Mission critical: When you start thinking about what you want to say, reflect on your mission statement. Does it relate back to the mission statement? If your mission statement is to make people laugh, don’t be serious.
Provide value: The best writing is usually the most researched. Include statistics, trends or testimonials. Anything that will make the customer want to stay longer on your website is valuable content.
Don’t fill ‘er up: Don’t put something online just for the sake of having it. Not everybody will be interested. If a user visits your site, finds a good article, reads it and enjoys it, he/she will likely come back.
Easy on the eyes: Keep sentences short or use bullet points.
Keep it fresh: Update your site and your content regularly. Don’t put something up and leave it there for months or years. Everything changes, so your content should keep up.
5. Administration
Have you ever run across a site that hasn’t been updated in the past year, or has just launched and is still under construction?
Manage Your Updates: Only launch what’s ready to go up and keep your content fresh.
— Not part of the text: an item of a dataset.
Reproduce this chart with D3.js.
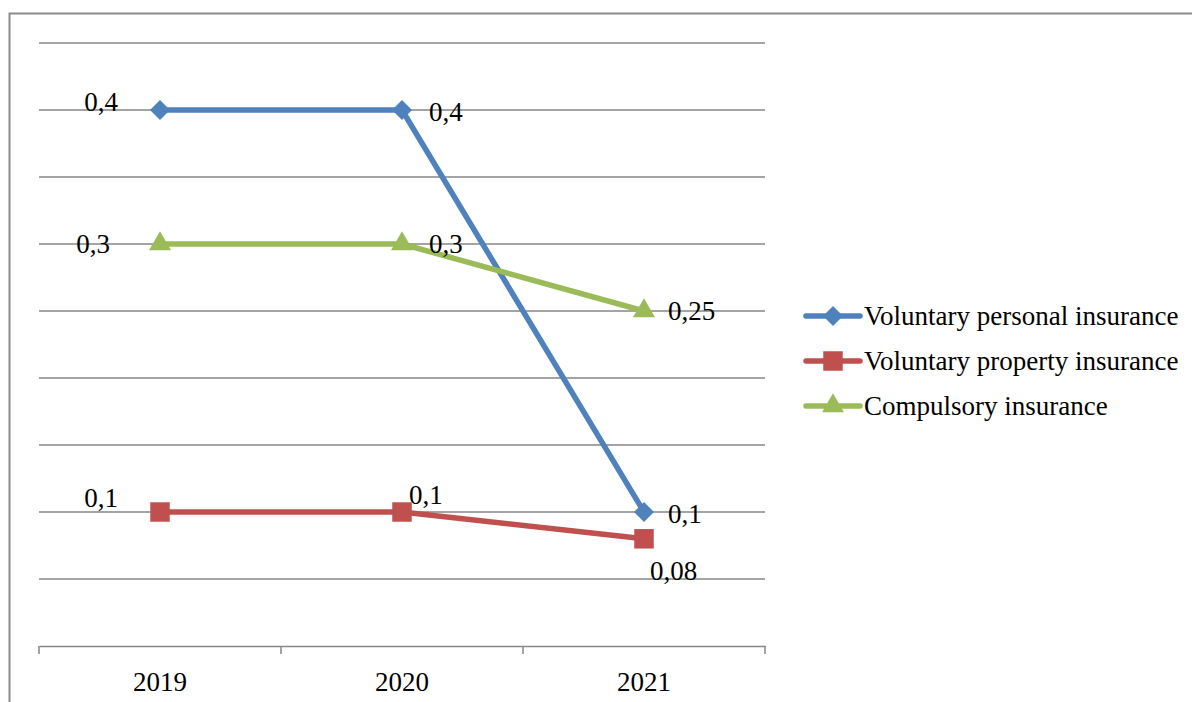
<!DOCTYPE html>
<html><head><meta charset="utf-8">
<script src="https://cdn.jsdelivr.net/npm/d3@7"></script>
<style>body{margin:0;background:#fff;}svg{display:block;font-family:"Liberation Serif","Times New Roman",serif;}</style>
</head><body><svg id="c" width="1192" height="702"></svg>
<script>
const years = ["2019","2020","2021"];
const seriesNames = ["Voluntary personal insurance","Voluntary property insurance","Compulsory insurance"];
const personal = [0.4, 0.4, 0.1];
const property = [0.1, 0.1, 0.08];
const compulsory = [0.3, 0.3, 0.25];
const labelText = [["0,4","0,4","0,1"],["0,1","0,1","0,08"],["0,3","0,3","0,25"]];
const yTicks = [0,0.05,0.1,0.15,0.2,0.25,0.3,0.35,0.4,0.45];

const colors = ["#4F81BD","#C0504D","#9BBB59"];
const fs = 27;
// label placement [anchor, dx, dy]
const labelPos = [
  [["end",-42,-8],["start",27,2],["start",24,2]],
  [["end",-42,-14],["start",7,-17],["start",6,32]],
  [["end",-50,0],["start",27,0],["start",24,0]]
];
const data = [personal, property, compulsory];

function marker(sel, k){
  if(k===0) return sel.attr("d",d3.symbol().type(d3.symbolSquare).size(200));
  if(k===1) return sel.attr("d",d3.symbol().type(d3.symbolSquare).size(380));
  return sel.attr("d",d3.symbol().type(d3.symbolTriangle).size(210));
}

const svg = d3.select("#c");
svg.append("path").attr("d","M9.5,702 V13.5 H1192").attr("fill","none").attr("stroke","#8c8c8c").attr("stroke-width",2);

const x0 = 39, x1 = 765, yTop = 43, yBot = 646;
const x = d3.scaleBand().domain(years).range([x0,x1]).padding(0);
const y = d3.scaleLinear().domain([0,0.45]).range([yBot,yTop]);
const cx = d => x(d) + x.bandwidth()/2;

const g = svg.append("g");
g.selectAll("line.grid").data(yTicks.filter(t=>t>0)).join("line")
  .attr("x1",x0).attr("x2",x1).attr("y1",d=>y(d)).attr("y2",d=>y(d))
  .attr("stroke","#868686").attr("stroke-width",1.5);

const xAxis = g.append("g").attr("transform",`translate(0,${yBot})`)
  .call(d3.axisBottom(x).tickSize(0).tickPadding(26));
xAxis.select(".domain").attr("stroke","#868686").attr("stroke-width",1.5);
xAxis.selectAll("text").attr("font-size",fs).attr("fill","#000").attr("font-family","Liberation Serif, serif");
const bounds = years.map(d=>x(d)).concat([x1]);
xAxis.selectAll("line.bt").data(bounds).join("line").attr("class","bt")
  .attr("x1",d=>d).attr("x2",d=>d).attr("y1",0).attr("y2",8)
  .attr("stroke","#868686").attr("stroke-width",1.5);

const line = d3.line().x((d,i)=>cx(years[i])).y(d=>y(d));
data.forEach((s,k)=>{
  g.append("path").datum(s).attr("d",line).attr("fill","none")
   .attr("stroke",colors[k]).attr("stroke-width",5.5).attr("stroke-linejoin","round");
});
data.forEach((s,k)=>{
  g.selectAll(null).data(s).join("path")
   .call(sel=>marker(sel,k))
   .attr("transform",(d,i)=>`translate(${cx(years[i])},${y(d)})`+(k===0?" rotate(45)":""))
   .attr("fill",colors[k]);
});
data.forEach((s,k)=>{
  g.selectAll(null).data(s).join("text")
   .attr("x",(d,i)=>cx(years[i])+labelPos[k][i][1])
   .attr("y",(d,i)=>y(d)+labelPos[k][i][2])
   .attr("dy","0.35em")
   .attr("text-anchor",(d,i)=>labelPos[k][i][0])
   .attr("font-size",fs).attr("fill","#000")
   .text((d,i)=>labelText[k][i]);
});

const leg = svg.append("g");
const legY = [316,361,406];
seriesNames.forEach((n,k)=>{
  const r = leg.append("g").attr("transform",`translate(0,${legY[k]})`);
  r.append("line").attr("x1",806).attr("x2",860).attr("y1",0).attr("y2",0)
   .attr("stroke",colors[k]).attr("stroke-width",5.5).attr("stroke-linecap","round");
  r.append("path").call(sel=>marker(sel,k))
   .attr("transform","translate(833,0)"+(k===0?" rotate(45)":""))
   .attr("fill",colors[k]);
  r.append("text").attr("x",864).attr("y",0).attr("dy","0.35em").attr("font-size",fs)
   .attr("fill","#000").text(n);
});
</script></body></html>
Otherwise, you’ll end up with blank pages, broken links and confused customers. Once you start letting go of your site, so will your users.
6. Service and Support
Every person who visits your site is a potential customer. That’s why it’s a good idea to insert an e-mail link somewhere highly visible on the home page.
Give them an outlet: Reach out to customers and have them reach you. Use customer surveys, online forms and make customers feel they have a voice.
At your service: Provide users with multiple ways to reach you. Take into consideration your service hours and time zones, and allow customers multiple options to inquire about products and services. Consider live support, support downloads, product spec sheets etc.
7. Marketing
Provide potential and current customers with quick and easy access to your business.
Search engine optimization: Search engines, online directories, links from other websites and e-mail marketing are an important part of ensuring that a website is found by different types of customers.
Drive traffic to your website: Consider marketing vehicles that will drive traffic to your website. When you print business cards, brochures or any other marketing materials, ensure that they have your URL, and create online promotions that will attracts prospects. This ensures the long-term success of a website investment.
Track your traffic: Have a means of measuring your marketing efforts. As the saying goes… “you can’t manage what isn’t measured”. Many hosting plans will offer traffic reporting, so you can see the results of your promotional efforts, and see trends.